The Bureau of State Audits has released a new report on the Board of Pilot Commissioners for the Bays of San Francisco, San Pablo and Suisun, which licenses and regulates the pilots who guide ships in those bays and ports in West Sacramento and Stockton.
The 68-page document, which you can read by clicking here, outlines nine areas of concern, including:
- The board paid for business-class airfare for pilots attending training in France, which may constitute a misuse of public funds.
- The board lacked a procedure, required in state law, for access to confidential information, and it released information to the public that included a pilot's home address and Social Security number.
- The board did not consistently adhere to state law when licensing pilots. In one case, it licensed a pilot 28 days before he received a required physical examination; he piloted vessels 18 times during this period.
- The board renewed some pilots' licenses even though the pilots had received physical examinations from physicians the board had not appointed and, in one case, renewed a license for a pilot who had not had a physical examination that year.
- Of the 24 investigations we reviewed, 17 went beyond the 90-day statutory deadline for completion.
- The board did not investigate reports of suspected safety standard violations of pilot boarding equipment, as required by law.
- The board failed to ensure that all pilots completed required training within specified time frames.
- The board did not ensure that some of its members and investigators filed required statements of economic interests.
- The board did not approve several changes to the rates pilots charge for their services, as required by law.
Click the following link to read excerpts of the auditor's report about travel to France and the board's no-bid arrangement for physical exams for pilots.
From page 45 of the audit:
In addition, although the board contracts for various services, it does not have written contracts with the physicians it has appointed to conduct physical examinations of pilots. Written contracts between the board and its appointed physicians would outline the duties of the physicians under contract and ensure consistency in the physical examinations of pilots. Additionally, because these contracts would be subject to competitive bidding as described in state law, the board would have to solicit bids for these contracts.
For example, we reviewed board payments to one medical clinic and determined that they totaled more than $14,000 and $26,000 in fiscal years 2007-08 and 2008-09, respectively. Contracts of $5,000 or more are generally subject to competitive bidding under state law.
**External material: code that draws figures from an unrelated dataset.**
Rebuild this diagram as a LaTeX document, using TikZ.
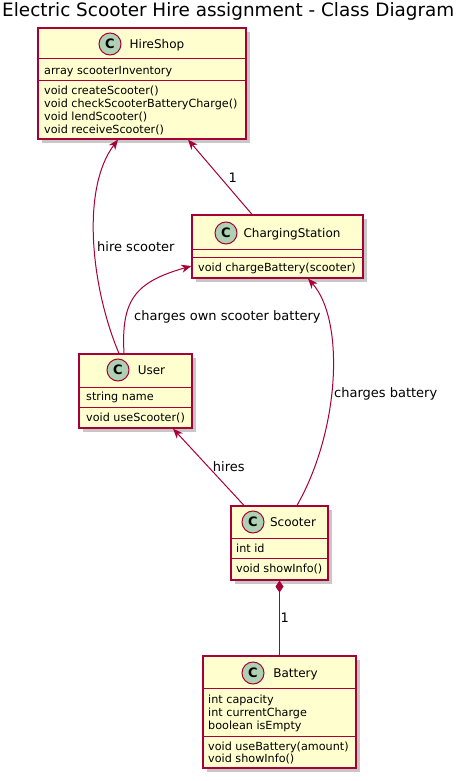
\documentclass[tikz,border=0pt]{standalone}
\usepackage{fontspec}
\setmainfont{DejaVu Sans}
\usetikzlibrary{arrows.meta,shadows}
\definecolor{umlfill}{HTML}{FEFECE}
\definecolor{umlborder}{HTML}{A80036}
\definecolor{umlcirc}{HTML}{ADD1B2}
\tikzset{
  classbox/.style={draw=umlborder, fill=umlfill, line width=1.2pt, inner sep=0pt,
    drop shadow={shadow xshift=4pt, shadow yshift=-4pt, opacity=0.22, fill=black}},
  sepline/.style={draw=umlborder, line width=1pt},
  circ/.style={circle, draw=umlborder, fill=umlcirc, minimum size=22pt, inner sep=0pt,
    line width=1pt, font=\fontsize{13}{13}\selectfont\bfseries},
  cname/.style={anchor=base, font=\fontsize{12}{14}\selectfont, inner sep=0pt},
  member/.style={anchor=base west, font=\fontsize{11.2}{13}\selectfont, inner sep=0pt},
  link/.style={draw=umlborder, line width=1pt, -{Stealth[length=10pt,width=8pt,inset=3pt]}},
  comp/.style={draw=umlborder, line width=1pt, {Diamond[length=12pt,width=8pt]}-},
  lbl/.style={anchor=base west, font=\fontsize{13}{15}\selectfont, inner sep=0pt},
}
\begin{document}
\begin{tikzpicture}[x=1pt,y=-1pt]
\useasboundingbox (0,0) rectangle (466,781);
\fill[white] (0,0) rectangle (466,781);

\node[anchor=base west, font=\fontsize{18.4}{20}\selectfont, inner sep=0pt] (title) at (2,17)
  {Electric Scooter Hire assignment - Class Diagram};

% HireShop
\node[classbox, minimum width=208pt, minimum height=111pt] (hs) at (142,83.5) {};
\draw[sepline] (hs.west |- 0,59) -- (hs.east |- 0,59);
\draw[sepline] (hs.west |- 0,81) -- (hs.east |- 0,81);
\node[circ] (hsc) at (110,44) {C};
\node[cname] (hsn) at (157,48.5) {HireShop};
\node[member] (hsa1) at (44,74.5) {array scooterInventory};
\node[member] (hsm1) at (44,95) {void createScooter()};
\node[member] (hsm2) at (44,107.7) {void checkScooterBatteryCharge()};
\node[member] (hsm3) at (44,120.3) {void lendScooter()};
\node[member] (hsm4) at (44,133) {void receiveScooter()};

% ChargingStation
\node[classbox, minimum width=171pt, minimum height=63pt] (cs) at (277.5,246.5) {};
\draw[sepline] (cs.west |- 0,249) -- (cs.east |- 0,249);
\draw[sepline] (cs.west |- 0,257) -- (cs.east |- 0,257);
\node[circ] (csc) at (226,233) {C};
\node[cname] (csn) at (292,237.4) {ChargingStation};
\node[member] (csm1) at (198,271.7) {void chargeBattery(scooter)};

% User
\node[classbox, minimum width=113pt, minimum height=74pt] (usr) at (135.5,391) {};
\draw[sepline] (usr.west |- 0,387) -- (usr.east |- 0,387);
\draw[sepline] (usr.west |- 0,407) -- (usr.east |- 0,407);
\node[circ] (usrc) at (118,370) {C};
\node[cname] (usrn) at (151.5,374.4) {User};
\node[member] (usra1) at (86,400.7) {string name};
\node[member] (usrm1) at (86,421) {void useScooter()};

% Scooter
\node[classbox, minimum width=97pt, minimum height=74pt] (sc) at (279.5,543) {};
\draw[sepline] (sc.west |- 0,538) -- (sc.east |- 0,538);
\draw[sepline] (sc.west |- 0,558) -- (sc.east |- 0,558);
\node[circ] (scc) at (253,522) {C};
\node[cname] (scn) at (293,526.4) {Scooter};
\node[member] (sca1) at (236,552.3) {int id};
\node[member] (scm1) at (236,572.7) {void showInfo()};

% Battery
\node[classbox, minimum width=153pt, minimum height=112pt] (bat) at (279.5,712) {};
\draw[sepline] (bat.west |- 0,688) -- (bat.east |- 0,688);
\draw[sepline] (bat.west |- 0,736) -- (bat.east |- 0,736);
\node[circ] (batc) at (253,673) {C};
\node[cname] (batn) at (295.5,677.4) {Battery};
\node[member] (bata1) at (208,703) {int capacity};
\node[member] (bata2) at (208,716) {int currentCharge};
\node[member] (bata3) at (208,729) {boolean isEmpty};
\node[member] (batm1) at (208,750) {void useBattery(amount)};
\node[member] (batm2) at (208,762.5) {void showInfo()};

% connectors
\draw[link] ([xshift=-16.5pt]usr.north) .. controls (92,290) and (80,190) .. ([xshift=-24pt]hs.south);
\node[lbl] (l1) at (97,251.7) {hire scooter};

\draw[link] ([xshift=-25.5pt]cs.north) -- ([xshift=46pt]hs.south);
\node[lbl] (l2) at (228.5,182.7) {1};

\draw[link] ([xshift=-11.5pt]usr.north) .. controls (121,300) and (135,282) .. ([yshift=-19.5pt]cs.west);
\node[lbl] (l3) at (134,320.7) {charges own scooter battery};

\draw[link] ([xshift=17.5pt]sc.north) .. controls (340,430) and (345,320) .. ([xshift=30.5pt]cs.south);
\node[lbl] (l4) at (334,397.3) {charges battery};

\draw[link] ([xshift=-35.5pt]sc.north) -- ([xshift=37.5pt]usr.south);
\node[lbl] (l5) at (212.7,471.7) {hires};

\draw[comp] (sc.south) -- (bat.north);
\node[lbl] (l6) at (280.5,622.7) {1};
\end{tikzpicture}
\end{document}
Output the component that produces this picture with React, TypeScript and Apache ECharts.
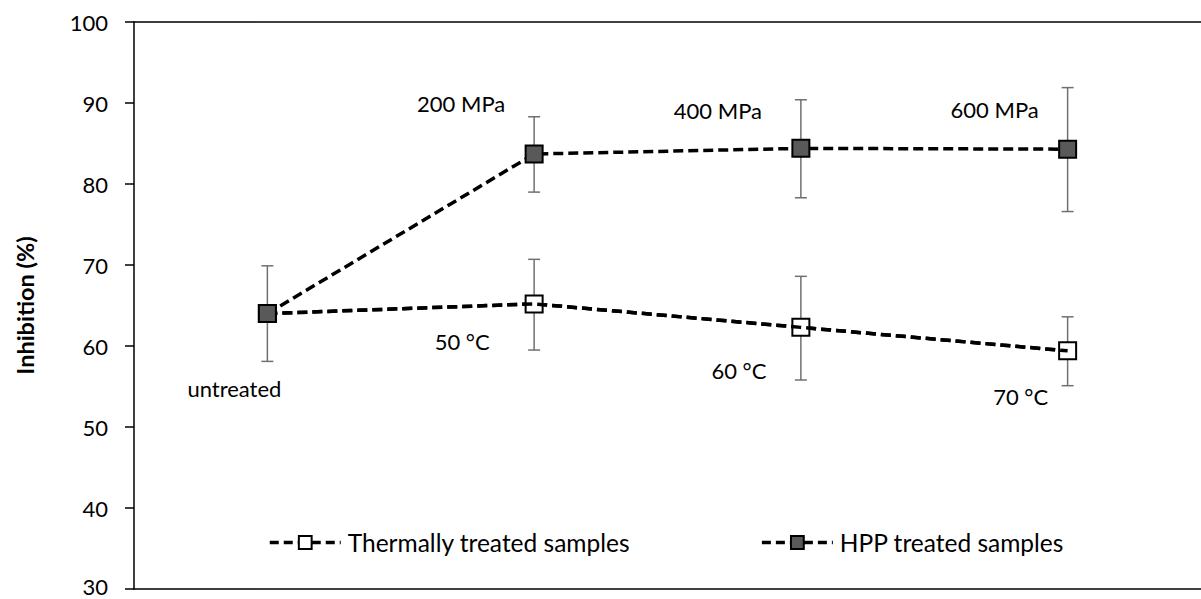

The board's president, Knute Michael Miller, had this response on page 60:
The Board concurs with this recommendation and will begin the competitive bid process upon its adoption of the criteria for Board physician qualifications, appointment process and operational structure, which it expects to adopt in the second quarter of calendar year 2010.
Here's what the auditor said about the business-class flights to France:
We also determined that the board made some inappropriate expenditures that could constitute a misuse of state resources ... (I)n a contract between the board and the Bar Pilots covering July 1, 2006, through June 30, 2011, the board requires that the Bar Pilots purchase round‑trip, business‑class airline tickets for pilots attending training in Baltimore, Maryland, and at the Centre de Port Revel in France, and it requires that the board reimburse the Bar Pilots for these expenses. Business‑class air travel provides the same basic service as economy class, but with added amenities of value to the traveler, which may include priority check‑in at the airport and access to exclusive menus and premium beverages.
We reviewed one invoice from the Bar Pilots requesting reimbursement for travel to the Centre de Port Revel in France and noted that business‑class airfare cost an average of $6,200 for each pilot in August 2007. Using similar travel dates in August 2009, including the airline used by the pilots, we determined that, on average, purchasing economy‑class tickets offered by three airlines to Lyon, France--the airport five of the six pilots in our sample used--could reduce costs by roughly 40 percent.
Miller's response on pages 60 and 61:
The Board concurs with the underlying premise that the use of business-class travel must have a legitimate public purpose and not be simply for the convenience of the traveler. The Board does not mandate or reimburse business-class domestic travel for training, notwithstanding the wording of the contract with the Bar Pilots. The Board has in the past mandated and reimbursed business-class intercontinental travel for training.
The fundamental reason and justification for purchasing business-class airfare for intercontinental travel in the past has been based on safety considerations as well as ensuring the effectiveness of the training. The Board president has requested, and the chairman of the Board's Pilot Continuing Education Committee has agreed to schedule, a meeting of the Committee to consider and recommend to the Board alternatives to mandating and reimbursing business-class travel for training. That meeting is scheduled for January 13, 2010. The next manned‑model training session at Port Revel in Viriville, France, begins June 21, 2010, giving the Board ample time to consider and implement recommendations from the Committee.